_REQUIREMENT_: Lines holding the string "this" are the ones to copy; find them all in the data.

_MATERIAL_:

● ● ● ● ●

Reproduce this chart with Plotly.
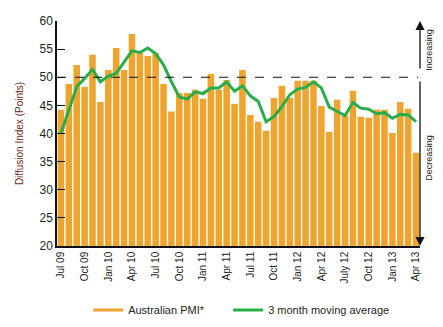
import plotly.graph_objects as go

# Monthly categories, July 2009 to April 2013
months = [
    "Jul 09", "Aug 09", "Sep 09", "Oct 09", "Nov 09", "Dec 09",
    "Jan 10", "Feb 10", "Mar 10", "Apr 10", "May 10", "Jun 10",
    "Jul 10", "Aug 10", "Sep 10", "Oct 10", "Nov 10", "Dec 10",
    "Jan 11", "Feb 11", "Mar 11", "Apr 11", "May 11", "Jun 11",
    "Jul 11", "Aug 11", "Sep 11", "Oct 11", "Nov 11", "Dec 11",
    "Jan 12", "Feb 12", "Mar 12", "Apr 12", "May 12", "Jun 12",
    "Jul 12", "Aug 12", "Sep 12", "Oct 12", "Nov 12", "Dec 12",
    "Jan 13", "Feb 13", "Mar 13", "Apr 13",
]

# Australian PMI (diffusion index, points)
pmi = [
    44.2, 48.8, 52.2, 48.3, 54.0, 45.6,
    51.3, 55.2, 51.3, 57.7, 54.4, 53.8,
    54.3, 48.8, 43.9, 47.2, 47.2, 47.8,
    46.2, 50.6, 47.8, 49.5, 45.3, 51.3,
    43.3, 42.1, 40.5, 46.3, 48.5, 46.3,
    49.4, 49.4, 49.4, 44.9, 40.3, 46.0,
    43.2, 47.6, 43.0, 42.8, 44.2, 44.2,
    40.1, 45.6, 44.4, 36.6,
]

# 3 month moving average
pmi_3ma = [
    40.0, 44.2, 48.3, 49.8, 51.4, 49.2,
    50.2, 50.7, 52.6, 54.7, 54.4, 55.2,
    54.2, 52.2, 49.2, 46.5, 46.1, 47.4,
    47.1, 48.1, 48.1, 49.2, 47.5, 48.5,
    46.7, 45.7, 42.1, 43.0, 44.8, 46.9,
    47.9, 48.2, 49.2, 48.1, 44.7, 43.9,
    43.2, 45.5, 44.5, 44.3, 43.5, 43.7,
    42.7, 43.4, 43.3, 42.1,
]

# Quarterly axis labels
tick_months = ["Jul 09", "Oct 09", "Jan 10", "Apr 10", "Jul 10", "Oct 10",
               "Jan 11", "Apr 11", "Jul 11", "Oct 11", "Jan 12", "Apr 12",
               "Jul 12", "Oct 12", "Jan 13", "Apr 13"]
tick_text = ["Jul 09", "Oct 09", "Jan 10", "Apr 10", "Jul 10", "Oct 10",
             "Jan 11", "Apr 11", "Jul 11", "Oct 11", "Jan 12", "Apr 12",
             "July 12", "Oct 12", "Jan 13", "Apr 13"]

BAR = "#F0A430"
LINE = "#27AE4A"
FONT = "Liberation Sans, Arial, sans-serif"
TXT = "#231f20"

fig = go.Figure()
fig.add_trace(go.Bar(
    x=months, y=pmi, name="Australian PMI*", showlegend=False,
    marker=dict(color=BAR, line=dict(width=0)),
))
# Legend key for the bars, drawn as a short line
fig.add_trace(go.Scatter(
    x=[None], y=[None], name="Australian PMI*", mode="lines",
    line=dict(color=BAR, width=3), legend="legend",
))
fig.add_trace(go.Scatter(
    x=months, y=pmi_3ma, name="3 month moving average",
    mode="lines", line=dict(color=LINE, width=3), legend="legend2",
))

# 50-point threshold
fig.add_shape(type="line", xref="paper", yref="y", x0=0, x1=0.995, y0=50, y1=50,
              line=dict(color="#111111", width=1.2, dash="dash"), layer="above")

# Direction arrows on the right-hand side
arrow = dict(xref="x domain", yref="y", axref="x domain", ayref="y", text="",
             showarrow=True, arrowhead=2, arrowsize=1.4, arrowwidth=1.3,
             arrowcolor="#111111")
fig.add_annotation(x=1.0, y=60, ax=1.0, ay=51.3, **arrow)
fig.add_annotation(x=1.0, y=20, ax=1.0, ay=49.5, **arrow)
label = dict(xref="paper", yref="y", showarrow=False, textangle=-90,
             xanchor="left", xshift=2, font=dict(family=FONT, size=9, color=TXT))
fig.add_annotation(x=1.0, y=54.9, text="Increasing", **label)
fig.add_annotation(x=1.0, y=35.7, text="Decreasing", **label)

legend_style = dict(
    orientation="h", xref="container", yref="container",
    xanchor="left", yanchor="middle", y=0.052,
    font=dict(family=FONT, size=11, color=TXT),
    itemwidth=30, bgcolor="rgba(0,0,0,0)",
)

fig.update_layout(
    width=443, height=327,
    margin=dict(l=57, r=23, t=21, b=81),
    paper_bgcolor="white", plot_bgcolor="white",
    bargap=0.17,
    font=dict(family=FONT, color=TXT),
    showlegend=True,
    legend=dict(x=0.199, **legend_style),
    legend2=dict(x=0.515, **legend_style),
)
fig.update_xaxes(
    type="category", categoryorder="array", categoryarray=months,
    range=[-0.5, len(months) - 0.5],
    tickmode="array", tickvals=tick_months, ticktext=tick_text,
    tickangle=-90, tickfont=dict(size=10, color=TXT),
    showline=True, linecolor="#111111", linewidth=1.5,
    ticks="", showgrid=False, zeroline=False, automargin=False,
)
fig.update_yaxes(
    range=[20, 60], tickvals=[20, 25, 30, 35, 40, 45, 50, 55, 60],
    ticks="inside", ticklen=8, tickwidth=1.2, tickcolor="#111111",
    tickfont=dict(size=12, color=TXT),
    showline=True, linecolor="#111111", linewidth=1.5,
    showgrid=False, zeroline=False, automargin=False,
    title=dict(text="Diffusion Index (Points)", standoff=14,
               font=dict(size=10, color="#6b2a1f")),
)

fig.write_html("out.html")
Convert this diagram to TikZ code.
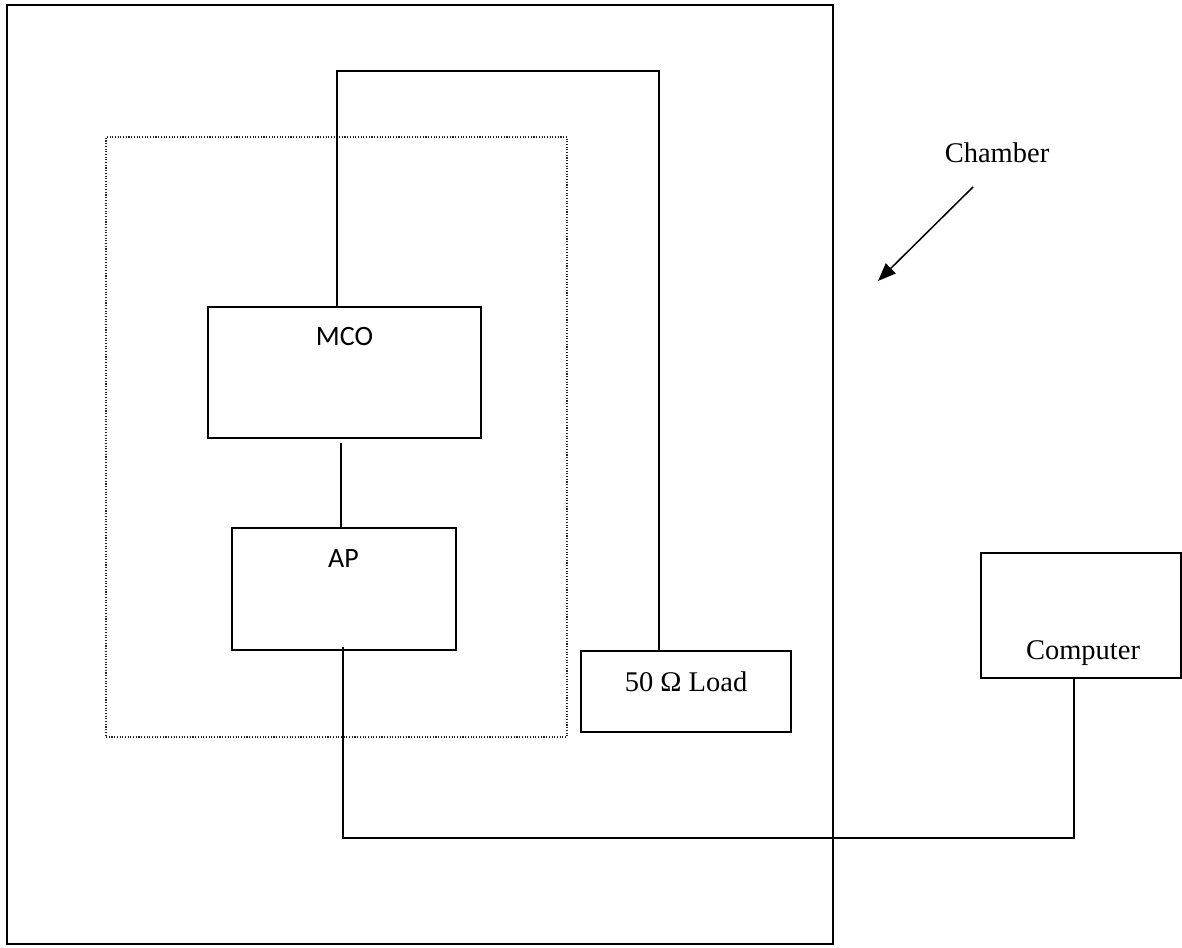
\documentclass[tikz,border=0pt]{standalone}
\usepackage{fontspec}
\setmainfont{Liberation Serif}
\newfontfamily\calib{Carlito}
\usetikzlibrary{arrows.meta}
\begin{document}
\begin{tikzpicture}[x=1pt,y=-1pt,
  box/.style={draw,line width=1.6pt,inner sep=0pt,outer sep=0pt},
  dotbox/.style={draw=black!85,line width=1.2pt,dash pattern=on 1.1pt off 1.6pt,inner sep=0pt,outer sep=0pt},
  wire/.style={line width=1.6pt},
  sanslbl/.style={anchor=base,inner sep=0pt,font=\calib\fontsize{28}{34}\selectfont},
  seriflbl/.style={anchor=base,inner sep=0pt,font=\fontsize{28.5}{34}\selectfont}]
\useasboundingbox (0,0) rectangle (1182,947);
\fill[white] (0,0) rectangle (1182,947);
% boxes
\node[box,minimum width=826pt,minimum height=939pt] (chamber) at (420,474.5) {};
\node[dotbox,minimum width=461pt,minimum height=600pt] (group) at (336.5,437) {};
\node[box,minimum width=273pt,minimum height=131pt] (mco) at (344.5,372.5) {};
\node[box,minimum width=224pt,minimum height=122pt] (ap) at (344,589) {};
\node[box,minimum width=210pt,minimum height=81pt] (load) at (686,691.5) {};
\node[box,minimum width=200pt,minimum height=125pt] (computer) at (1081,615.5) {};
% labels
\node[sanslbl] (mcot) at (344.5,345) {MCO};
\node[sanslbl] (apt) at (343.5,567) {AP};
\node[seriflbl] (loadt) at (686,691) {50 Ω Load};
\node[seriflbl] (compt) at (1083,659) {Computer};
\node[seriflbl] (chamt) at (997,162) {Chamber};
% wires
\coordinate (t1) at (337,71);
\coordinate (t2) at (659,71);
\draw[wire] (mco.north -| t1) -- (t1) -- (t2) -- (t2 |- load.north);
\coordinate (m1) at (341,443);
\draw[wire] (m1) -- (m1 |- ap.north);
\coordinate (b1) at (343,838);
\coordinate (b2) at (1074,838);
\draw[wire] ([yshift=3pt]ap.south -| b1) -- (b1) -- (b2) -- (b2 |- computer.south);
% arrow
\coordinate (a1) at (973,187);
\coordinate (a2) at (878,281);
\draw[line width=1.5pt,-{Triangle[length=18pt,width=14pt]}] (a1) -- (a2);
\end{tikzpicture}
\end{document}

● ● ● ● ●

_ANSWER BELOW_:
Reproduce this chart with Plotly.
Convert this diagram to TikZ code.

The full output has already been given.